Abschiebung muss zum Schutz der Bevölkerung Priorität haben
Mansor S., der 2011 nach Hamburg kam, ist seit fünf Jahren ausreisepflichtig und hat bereits neun Vorstrafen angehäuft – in Haft saß er noch nie. Auch nicht, nachdem er im April 2016 in einer Kleingartenlaube während eines Gerangels mit einem Hammer auf die Beine seines ohnmächtig am Boden liegenden Onkels eingeschlagen hatte. Nach einer Verurteilung wegen versuchter räuberischer Erpressung zu drei Jahren und zwei Monaten Haft in einem anderen Fall regte die Ausländerbehörde am 20. März 2017 seine Abschiebung an – doch die Staatsanwaltschaft lehnte ab. Grund: Das Urteil sei noch nicht rechtskräftig.

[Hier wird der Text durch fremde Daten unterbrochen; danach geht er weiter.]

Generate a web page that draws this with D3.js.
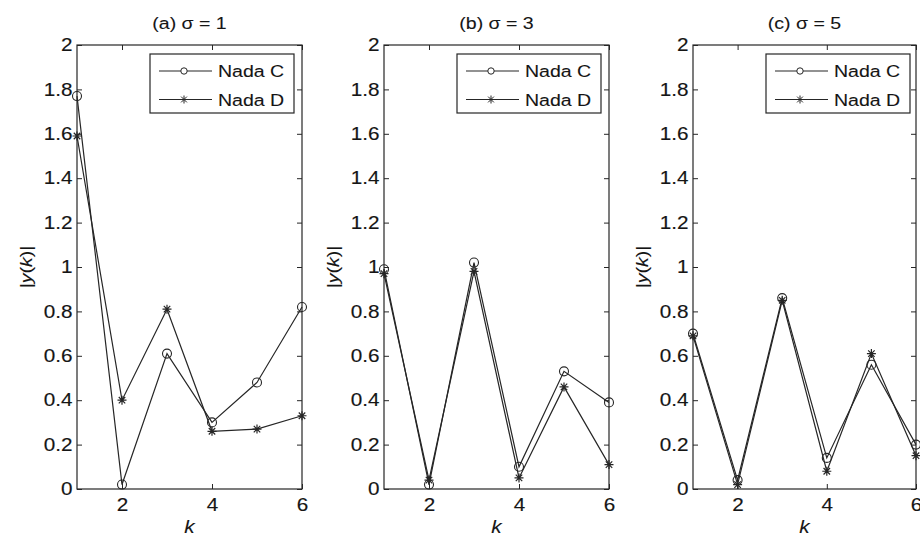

Tatsächlich war die Revision des Angeklagten erfolgreich, der Bundesgerichtshof wies das Verfahren nach Hamburg zurück. „Der Strafverfolgung wurde hier Vorrang vor einer Abschiebung eingeräumt“, sagte ein Sprecher der Staatsanwaltschaft. Zu einem neuen Prozess kam es bisher nicht, weil die Justiz dafür keine Kapazitäten hat und andere Fälle, in denen Beschuldigte in Haft sitzen, per Gesetz beschleunigt verhandelt werden mussten.
Komunikation zwischen Behörden klären
Kommen die Gerichte nicht hinterher, müsse die Abschiebung zum Schutz der Bevölkerung Priorität haben, fordert der innenpolitische Sprecher der CDU-Bürgerschaftsfraktion, Dennis Gladiator. „Wenn die Bürger bis zum Gerichtsverfahren nicht effektiv geschützt werden können und mutmaßliche Täter aufgrund der Überlastung der Hamburger Justiz monatelang auf freiem Fuß sind, muss eine sofortige Abschiebung erfolgen.“
Bevor Senatoren für mögliche Fehler der ihnen unterstellten Behörden zur Verantwortung gezogen werden, müsse der genaue Sachverhalt und die Kommunikation zwischen den Behörden aufgeklärt werden, betont indes die FDP-Justizpolitikerin, Anna von Treuenfels-Frowein. Klar sei aber, dass Fehler in diesen sensiblen Sicherheitsbereichen „nicht geduldet“ werden dürften. „Konsequente Abschiebungen müssen im Rahmen rechtsstaatlicher Regeln umgesetzt werden, der Schutz der Bürger darf nicht zur Disposition stehen“, so von Treuenfels-Frowein.
„Der Staat versagt auf ganzer Linie. Das Abschieben krimineller Straftäter schützt die einheimische Bevölkerung“, sagte Dirk Nockemann (AfD).